In 2012, marathoning standout Desi Linden captured second place at the Olympic Trials Marathon. That day, the three top finishers dipped under 2:27—the top five ran faster than 2:30 for the first time as well—which gave the nation a taste of what the future of American distance running might look like. Then, in 2015, Linden kept everyone on the edge of their seats as she navigated the streets from Hopkinton and Copley Square to hopefully become the first American woman in 30 years to win the Boston Marathon. She finished fourth and first for American women, proving once again that her 26.2-mile performances continue to reign supreme in professional distance running. As runners put the finishing touches on their training ahead of the 2016 Olympic Trials Marathon in Los Angeles on Feb. 13, anticipation grew for the most stacked field the event has ever seen—and Linden was right on top, finishing third, making her second Olympic team. We threw a few questions at her ahead of the trials (and hope to catch up with her to talk about that crazy top-10 finish for all the American women in Rio):
Interview posted Jan. 6, 2016
Women’s Running: Many elites participated in the Duo to Rio Relay in Dallas last December—a different and fun idea to shake up training! How was your experience running a relay race with fellow marathon trials competitor Jared Ward? Did it add a fun, different element to running a race for you?
Desi Linden: The Dallas Marathon Duo to Rio Relay was all about having fun and connecting with the Dallas running community. I loved the format, and the event did such a great job bringing in some marquee names in the sport. Each athlete was in a very different phase of marathon training; for me it was a great chance to put in some miles in a low pressure situation and fun atmosphere.
WR: What’s the craziest thing that’s happened to you during one of your training runs?
DL: Running in crazy weather, interactions with crazy drivers, spotting crazy animals. No one single event stands out. I’m not sure if running is just that monotonous, or I’ve become immune to all the crazy. (Linden trains in Michigan.)
WR: If you could have one song stuck in your head for the entire 26.2 miles, what would it be?
DL: Oh boy, that would be brutal! If I had to pick one it would be Boston “Foreplay/Long Time.”
WR: Why should everyday runners that don’t necessarily follow professional running tune into this year’s Olympic Trials in LA?

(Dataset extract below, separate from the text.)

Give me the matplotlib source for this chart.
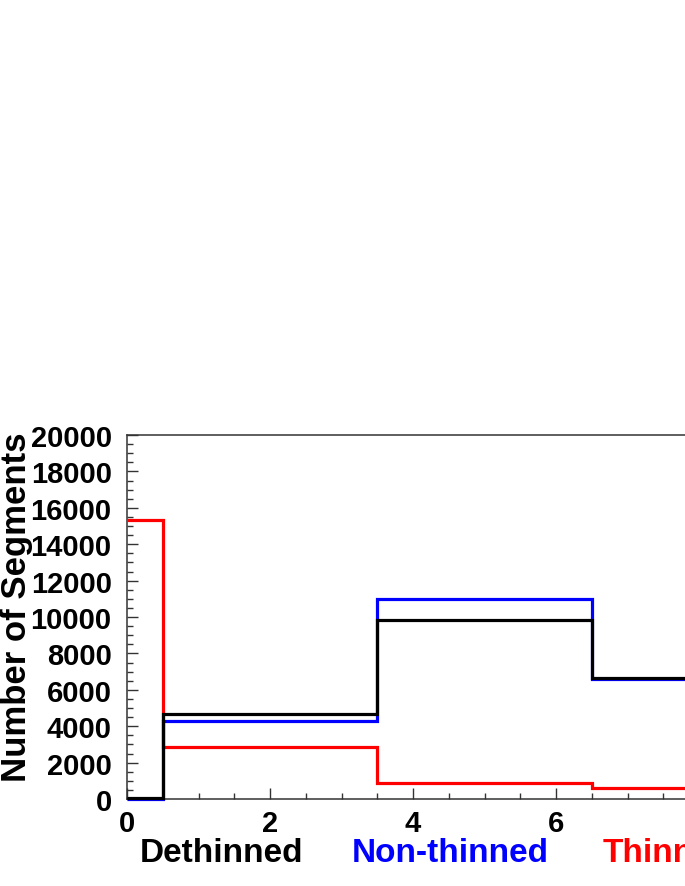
import matplotlib
matplotlib.use('Agg')
import matplotlib.pyplot as plt
from matplotlib.ticker import MultipleLocator

# histogram bin edges (x axis continues past the right edge of the picture)
bin_edges = [0, 0.5, 3.5, 6.5, 10]

# segment counts per bin
dethinned = [80, 4650, 9820, 6640]
non_thinned = [0, 4270, 10980, 6620]
thinned = [15350, 2880, 900, 620]

legend_labels = ['Dethinned', 'Non-thinned', 'Thinned']
legend_colors = ['black', '#0000ff', '#ff0000']

plt.rcParams['font.family'] = ['Liberation Sans', 'DejaVu Sans']
plt.rcParams['font.weight'] = 'bold'

W, H = 685, 887
fig = plt.figure(figsize=(W / 100, H / 100), dpi=100)

# axes placed in pixel terms, wider than the figure (cropped on the right)
x0, y_bottom, y_top = 127, 800, 436
px_per_unit = 71.5
xmax = bin_edges[-1]
ax = fig.add_axes([x0 / W, (H - y_bottom) / H,
                   xmax * px_per_unit / W, (y_bottom - y_top) / H])

lw = 2.3
for vals, col in [(thinned, '#ff0000'), (non_thinned, '#0000ff'), (dethinned, 'black')]:
    ax.stairs(vals, bin_edges, color=col, lw=lw, baseline=None,
              zorder=3, clip_on=False)

ax.set_xlim(0, xmax)
ax.set_ylim(0, 20000)
ax.xaxis.set_major_locator(MultipleLocator(2))
ax.xaxis.set_minor_locator(MultipleLocator(0.5))
ax.yaxis.set_major_locator(MultipleLocator(2000))
ax.yaxis.set_minor_locator(MultipleLocator(500))

ax.tick_params(which='both', direction='in', top=False, right=False,
               width=1, color='#333333')
ax.tick_params(which='major', length=8)
ax.tick_params(which='minor', length=4)
ax.tick_params(axis='y', which='major', labelsize=21, pad=11)
ax.tick_params(axis='x', which='major', labelsize=21, pad=7)
for lab in ax.get_xticklabels() + ax.get_yticklabels():
    lab.set_fontweight('bold')
for sp in ax.spines.values():
    sp.set_linewidth(1.1)
    sp.set_color('#333333')

fig.text(17 / W, 1 - 433 / H, 'Number of Segments', rotation=90,
         ha='center', va='top', fontsize=25, fontweight='bold')

# legend entries written as coloured text under the axis
label_x = [140, 352, 603]
for lx, txt, col in zip(label_x, legend_labels, legend_colors):
    fig.text(lx / W, (H - 862) / H, txt, color=col, fontsize=24,
             fontweight='bold', ha='left', va='baseline')

fig.savefig('out.png', dpi=100)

DL: The Olympic Trials has a story for everyone—from triumph to heartbreak, the range of emotions on display truly run the gamut. It’s the American dream pounding the pavement right before your eyes: dream big, work hard, achieve your goal. Casual runners may not start the day considering themselves “fans of the sport,” but I think everyone who tunes in will find a story out there that inspires or speaks to them in some way, and hopefully they will become fans because of it.
WR: Word on the street is you’re a possible “shoe-in” for the 2016 team—do you tune out such predictions/projections or use them as fuel?
DL: It’s certainly a nice compliment and reminds me that I have great momentum leading into the trials. However, there are no shoe-ins in the marathon; it takes putting in the work prior to the race and getting it right on the day.